The Active Energy Project started as a SPACE commission in response to Queen Mary University research into older people’s experience failing to inform development of new technologies. In 2007 artist Loraine Leeson met The Geezers who were interested in working with tidal power.
A lot of progress was made across the years by Loraine and the Geezers, some of which you can read here. In 2019 they installed a waterwheel to oxygenate the water in the Waterworks River beside the London Aquatics Centre.
Middlesex University are now showcasing the Active Energy project as one of their best research initiatives. They are preparing a film to show on the university website.
On Friday 8th July Loraine Leeson and some of The Geezers were filmed at the Art Pavilion as part of the film.
Loraine said: “They particularly like the idea of researchers working with communities. Of course I wasn’t a researcher when we started the project, but I submitted it for a higher education research exercise (REF2021) on behalf of the university, and also as an ‘impact case study’. Universities are catching up with the idea that people ‘out there’ might have something useful to say.
“In the interview I said that a lot of knowledge is held at local level and as an artist I am well placed to help bring that into the public domain where it can make a difference – as the Geezers’ ideas certainly did”
In the past when asked about the project some of The Geezers said that they chose tidal power because we are surrounded by canals in the East End. Some of the Geezers fished in the Lea when they were boys.

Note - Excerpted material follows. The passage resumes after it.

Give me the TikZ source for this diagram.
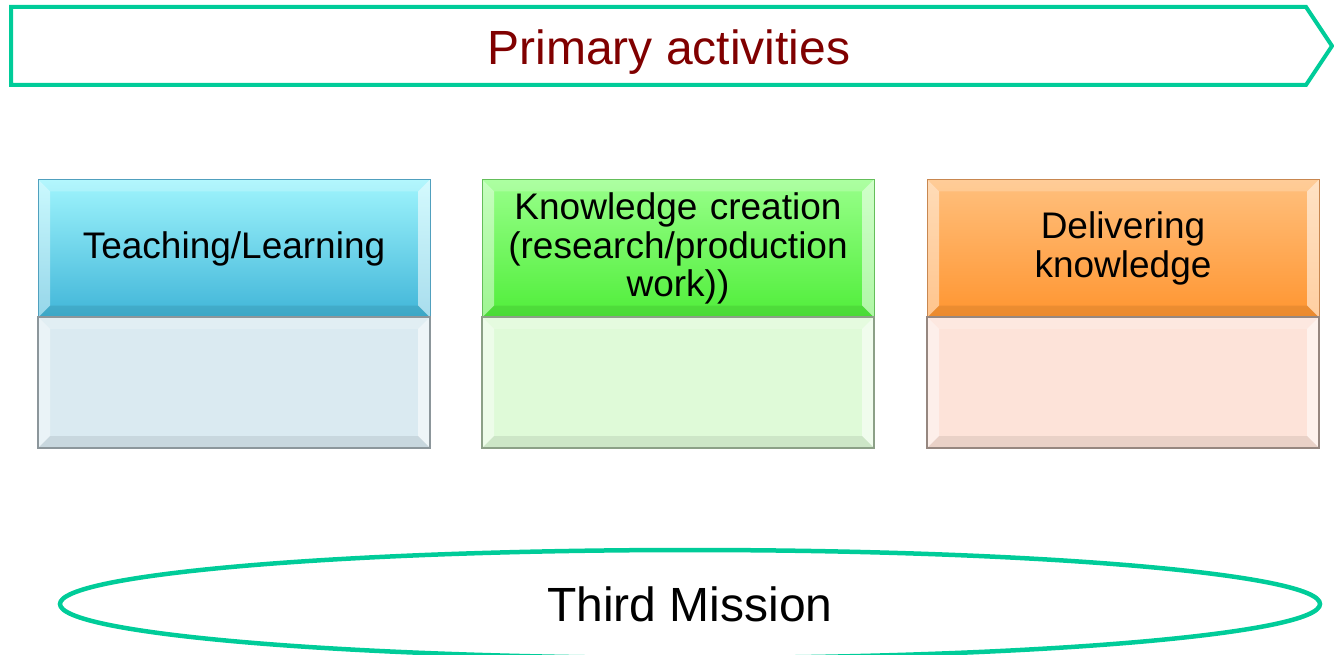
\documentclass[tikz,border=0pt]{standalone}
\usepackage{fontspec}
\setmainfont{Liberation Sans}
\usetikzlibrary{shapes.geometric}
\definecolor{mint}{RGB}{0,204,153}
\definecolor{titlered}{RGB}{128,0,0}
% teaching colours
\definecolor{teachline}{RGB}{80,160,190}
\definecolor{teachtop}{RGB}{160,245,253}
\definecolor{teachbot}{RGB}{64,181,216}
\definecolor{teachbaseline}{RGB}{140,150,155}
\definecolor{teachbasefill}{RGB}{218,234,241}
% creation colours
\definecolor{createline}{RGB}{100,190,90}
\definecolor{createtop}{RGB}{152,255,138}
\definecolor{createbot}{RGB}{80,238,58}
\definecolor{createbaseline}{RGB}{140,160,135}
\definecolor{createbasefill}{RGB}{223,250,216}
% delivering colours
\definecolor{deliverline}{RGB}{200,135,80}
\definecolor{delivertop}{RGB}{255,192,126}
\definecolor{deliverbot}{RGB}{255,149,48}
\definecolor{deliverbaseline}{RGB}{150,135,128}
\definecolor{deliverbasefill}{RGB}{253,227,217}
\newcommand{\bevelshade}{%
	\fill[white,opacity=.45] (path picture bounding box.north west)--(path picture bounding box.south west)--([shift={(12pt,12pt)}]path picture bounding box.south west)--([shift={(12pt,-12pt)}]path picture bounding box.north west)--cycle;
	\fill[white,opacity=.55] (path picture bounding box.north east)--(path picture bounding box.south east)--([shift={(-12pt,12pt)}]path picture bounding box.south east)--([shift={(-12pt,-12pt)}]path picture bounding box.north east)--cycle;
	\fill[white,opacity=.2] (path picture bounding box.north west)--(path picture bounding box.north east)--([shift={(-12pt,-12pt)}]path picture bounding box.north east)--([shift={(12pt,-12pt)}]path picture bounding box.north west)--cycle;
	\fill[black,opacity=.08] (path picture bounding box.south west)--(path picture bounding box.south east)--([shift={(-12pt,12pt)}]path picture bounding box.south east)--([shift={(12pt,12pt)}]path picture bounding box.south west)--cycle;}
\tikzset{
	headbox/.style={draw=#1line, top color=#1top, bottom color=#1bot, line width=1pt, inner sep=0pt, minimum width=392pt, minimum height=138pt, text width=385pt, align=center, font=\fontsize{37}{38.5}\selectfont, path picture={\bevelshade}},
	basebox/.style={draw=#1baseline, fill=#1basefill, line width=1.5pt, inner sep=0pt, minimum width=392pt, minimum height=131pt, path picture={\bevelshade}}
}

\begin{document}
\begin{tikzpicture}[x=1pt,y=-1pt]
	\useasboundingbox (0,0) rectangle (1334,655);
	
	\draw[mint, line width=4pt, line join=miter] (11,7)--(1306,7)--(1332,46)--(1306,85)--(11,85)--cycle;
	\node (title) [anchor=base] at (669,65) {\fontsize{48}{56}\selectfont\color{titlered}Primary activities};
	
	\node (teach) [headbox=teach] at (234,248.5) {Teaching/Learning};
	\node (teachbase) [basebox=teach] at (234,382.5) {};
	
	\node (create) [headbox=create] at (678,248.5) {Knowledge creation\\(research/production\\work))};
	\node (createbase) [basebox=create] at (678,382.5) {};
	
	\node (deliver) [headbox=deliver] at (1123,248.5) {Delivering\\knowledge};
	\node (deliverbase) [basebox=deliver] at (1123,382.5) {};
	
	\node (third) [ellipse, draw=mint, line width=4.5pt, inner sep=0pt, minimum width=1260pt, minimum height=108pt] at (690,604) {\fontsize{48}{56}\selectfont Third Mission};
\end{tikzpicture}
\end{document}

They pointed out that the Lea has become quite polluted. They were aware that the Saxons had used water wheels at Three Mills to make flour.
Loraine said: “Sophie Knowles the interviewer, who is a Senior Lecturer in Journalism at the university, asked Geezer, Charlie Wiggins what he remembered about the project and Charlie described how the group came together to explore tidal power. They worked with young people at Bow Boys Secondary School and engineer Toby Borland to create a wind turbine for the roof of Appian Court that generated the energy to spell out Geezerpower in lights as it spun. He also remembered the small scale tidal turbine we tested on the Thames opposite the Houses of Parliament, and the water wheels at Three Mills and the Olympic Park that drove aerators to help keep fish alive at times of high pollution.”
The Active Energy Project finished in 2020. Loraine subsequently wrote a chapter about it for a book Ecoart in Action, published in New York by New Village Press earlier this year. The Geezers had also previously been interviewed for a chapter in another book Culture, Community and Climate: emergent transpraxis, published by Art.earth in 2020.
“When Sophie asked Charlie if the project had benefited him, he said that he realised he could have done with some more education!”
Loraine went on to say: “Actually I think the Geezers did fine on the project as they were. We wouldn’t have done any of it without them, it was their idea to find ways to enable the Thames to power their community and it’s amazing to think that some of them stayed with the project for 12 years. It has also been a great privilege for me to work with them.
“Artists can’t solve the world’s problems, but they are well placed to ask the questions that enable ideas and creativity to emerge, then celebrate the outcomes. The local knowledge of communities holds a wealth of answers.”